Uno podría imaginar la escena. El pintor está terminando el cuadro, dándole los detalles finales, orgulloso del resultado y de pronto, titubeante, un joven colaborador aparece. Con timidez, le señala al bebé en el lienzo, luego al que está posando frente a él, ya disperso, y le dice que mucho no se parecen. Uno podría imaginar al pintor, respetado retratista, todo un maestro del arte, decirle a su colaborador al oído, sin que escuchen los demás, pero haciéndole notar su enojo: “¡Dios santo, sólo es un bebé!”
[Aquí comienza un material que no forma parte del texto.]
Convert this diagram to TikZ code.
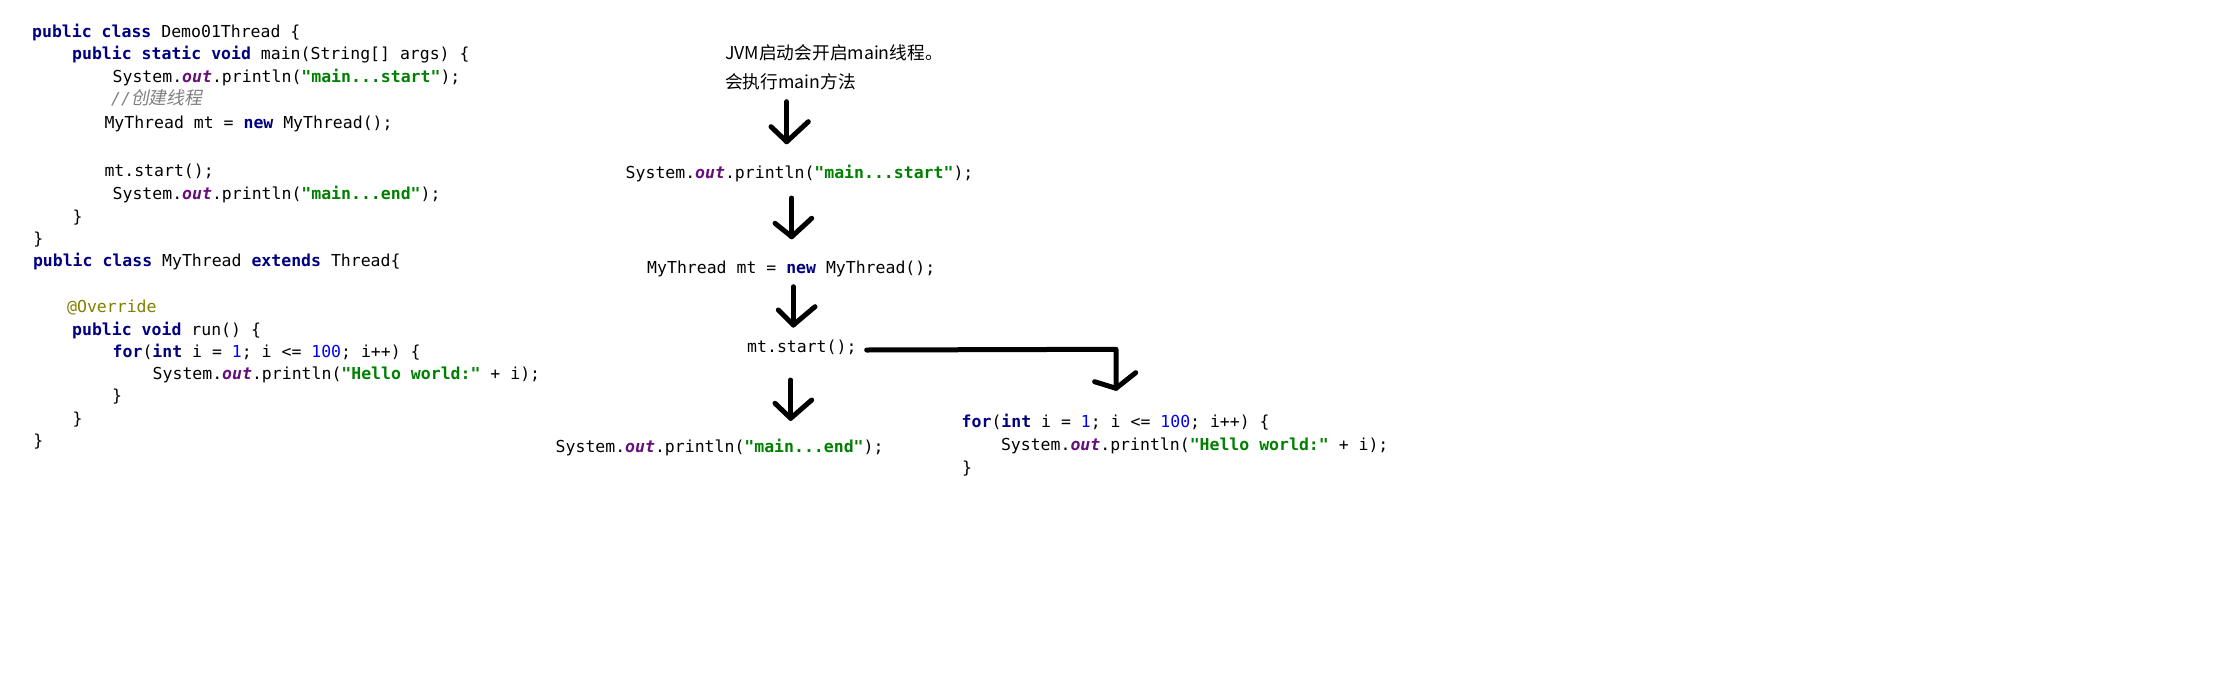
\documentclass[tikz,border=0pt]{standalone}
\usepackage{fontspec}
\setmonofont{DejaVu Sans Mono}
\newfontfamily\cjk{Noto Sans CJK SC}
\newfontfamily\cjkit[FakeSlant=0.2]{Noto Sans CJK SC}
\definecolor{kwc}{RGB}{0,0,128}
\definecolor{strc}{RGB}{0,128,0}
\definecolor{numc}{RGB}{0,0,255}
\definecolor{annc}{RGB}{128,128,0}
\definecolor{fldc}{RGB}{102,14,122}
\definecolor{cmtc}{RGB}{128,128,128}
\newcommand{\jkw}[1]{{\color{kwc}\bfseries #1}}
\newcommand{\jstr}[1]{{\color{strc}\bfseries #1}}
\newcommand{\jnum}[1]{{\color{numc}#1}}
\newcommand{\jfld}[1]{{\color{fldc}\bfseries\itshape #1}}
\newcommand{\jann}[1]{{\color{annc}#1}}
\begin{document}
\begin{tikzpicture}[x=1pt,y=-1pt,
  code/.style={anchor=base west,inner sep=0pt,font=\ttfamily\fontsize{16.5}{24}\selectfont},
  note/.style={anchor=base west,inner sep=0pt,font=\cjk\fontsize{17.7}{22}\selectfont},
  hand/.style={line width=5pt,line cap=round,line join=round,black}]
\fill[white] (0,0) rectangle (2220,683);
\useasboundingbox (0,0) rectangle (2220,683);
% left code
\node[code] (l1) at (32,37.5) {\jkw{public} \jkw{class} Demo01Thread \{};
\node[code] (l2) at (72,59.5) {\jkw{public} \jkw{static} \jkw{void} main(String[] args) \{};
\node[code] (l3) at (112.5,82) {System.\jfld{out}.println(\jstr{"main...start"});};
\node[code] (l4) at (111,104.5) {{\color{cmtc}\itshape //}{\cjkit\fontsize{17.8}{23}\selectfont\color{cmtc}创建线程}};
\node[code] (l5) at (104.3,128.5) {MyThread mt = \jkw{new} MyThread();};
\node[code] (l6) at (104.3,176.5) {mt.start();};
\node[code] (l7) at (112.5,199.5) {System.\jfld{out}.println(\jstr{"main...end"});};
\node[code] (l8) at (72.5,222.5) {\}};
\node[code] (l9) at (33.2,244) {\}};
\node[code] (l10) at (32.8,266) {\jkw{public} \jkw{class} MyThread \jkw{extends} Thread\{};
\node[code] (l11) at (67,312.5) {\jann{@Override}};
\node[code] (l12) at (72,335) {\jkw{public} \jkw{void} run() \{};
\node[code] (l13) at (112.5,357.5) {\jkw{for}(\jkw{int} i = \jnum{1}; i <= \jnum{100}; i++) \{};
\node[code] (l14) at (152.5,379.5) {System.\jfld{out}.println(\jstr{"Hello world:"} + i);};
\node[code] (l15) at (111.8,401) {\}};
\node[code] (l16) at (72.5,424) {\}};
\node[code] (l17) at (33.2,446) {\}};
% middle labels
\node[note] (j1) at (725,59) {JVM启动会开启main线程。};
\node[note] (j2) at (725,88) {会执行main方法};
\node[code] (m1) at (625.5,178) {System.\jfld{out}.println(\jstr{"main...start"});};
\node[code] (m2) at (647,273) {MyThread mt = \jkw{new} MyThread();};
\node[code] (m3) at (747,352.7) {mt.start();};
\node[code] (m4) at (555.5,452.7) {System.\jfld{out}.println(\jstr{"main...end"});};
% right code
\node[code] (r1) at (961.5,427.7) {\jkw{for}(\jkw{int} i = \jnum{1}; i <= \jnum{100}; i++) \{};
\node[code] (r2) at (1000.8,450.7) {System.\jfld{out}.println(\jstr{"Hello world:"} + i);};
\node[code] (r3) at (961.8,473.7) {\}};
% arrow coordinates
\coordinate (a1s) at (786.7,101.7); \coordinate (a1t) at (786.7,141.7);
\coordinate (a1l) at (771,126.7);   \coordinate (a1r) at (808.3,121.7);
\coordinate (a2s) at (791.7,198);   \coordinate (a2t) at (791.7,236.7);
\coordinate (a2l) at (775,223.3);   \coordinate (a2r) at (811.7,218.3);
\coordinate (a3s) at (793.3,286.7); \coordinate (a3t) at (793.3,325);
\coordinate (a3l) at (778.3,310);   \coordinate (a3r) at (815,306.7);
\coordinate (a4s) at (790.7,380);   \coordinate (a4t) at (790.7,418.3);
\coordinate (a4l) at (775,403.3);   \coordinate (a4r) at (811.7,400);
\coordinate (a5s) at (866.7,350);   \coordinate (a5c) at (1116,349.3);
\coordinate (a5t) at (1116,388.3);
\coordinate (a5l) at (1094.6,381.7); \coordinate (a5r) at (1135.7,372.7);
% arrows
\draw[hand] (a1s) -- (a1t); \draw[hand] (a1l) -- (a1t) -- (a1r);
\draw[hand] (a2s) -- (a2t); \draw[hand] (a2l) -- (a2t) -- (a2r);
\draw[hand] (a3s) -- (a3t); \draw[hand] (a3l) -- (a3t) -- (a3r);
\draw[hand] (a4s) -- (a4t); \draw[hand] (a4l) -- (a4t) -- (a4r);
\draw[hand] (a5s) -- (a5c) -- (a5t); \draw[hand] (a5l) -- (a5t) -- (a5r);
\end{tikzpicture}
\end{document}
“Nancy y Olivia” (1967) de Alice Neel

No hace falta ser padre y pasar toda la noche acunando a tu hijo mientras afuera llueven gotas de muerte para comprender la singularidad de un bebé y que en esa nueva vida frágil radica, no sólo la continuidad del mundo, sino la esperanza de un futuro mejor. ¿Qué lugar ocuparon en la historia del arte los recién nacidos? Podemos imaginar la transacción entre un aristocrático padre de familia y un destacado pintor, ninguno demasiado comprometido en la crianza: bebés genéricos, universales, sin alma.

Sin embargo, hay que mirar épocas, contextos y detenerse en los cuadros. Los niños que Caravaggio pintaba en el 1600 tenían un propósito: representar escenas bíblicas. En cambio, el cuadro que Alice Neel pintó en 1967, Nancy y Olivia, donde una madre sostiene con fuerza a su beba, implica otra cosa: los ojos enormes y la rigidez en los labios de esa mujer dan cuenta de cierto a temor a perderla y los rasgos de esa niña parecen exaltar su ternura pero también el incierto porvenir que le espera.

“Madre e hijo” (1906) de Gari Melchers

Que Gari Melchers haya logrado una belleza tan singular en Madre e hijo se puede deber, arriesga el historiador del arte Miguel Calvo Santos, a que no tenía hijos, por lo que “supo captar lo que no captan los padres, quizás cegados por el amor”. Es un buen argumento, pero tal vez sea una excepción y lo que prime sean los artistas que pintan bebés como si fueran, ya no un objeto decorativo, sino simples, genéricos e icónicos hombrecitos en miniatura. “¡Dios santo, sólo es un bebé!” Justamente.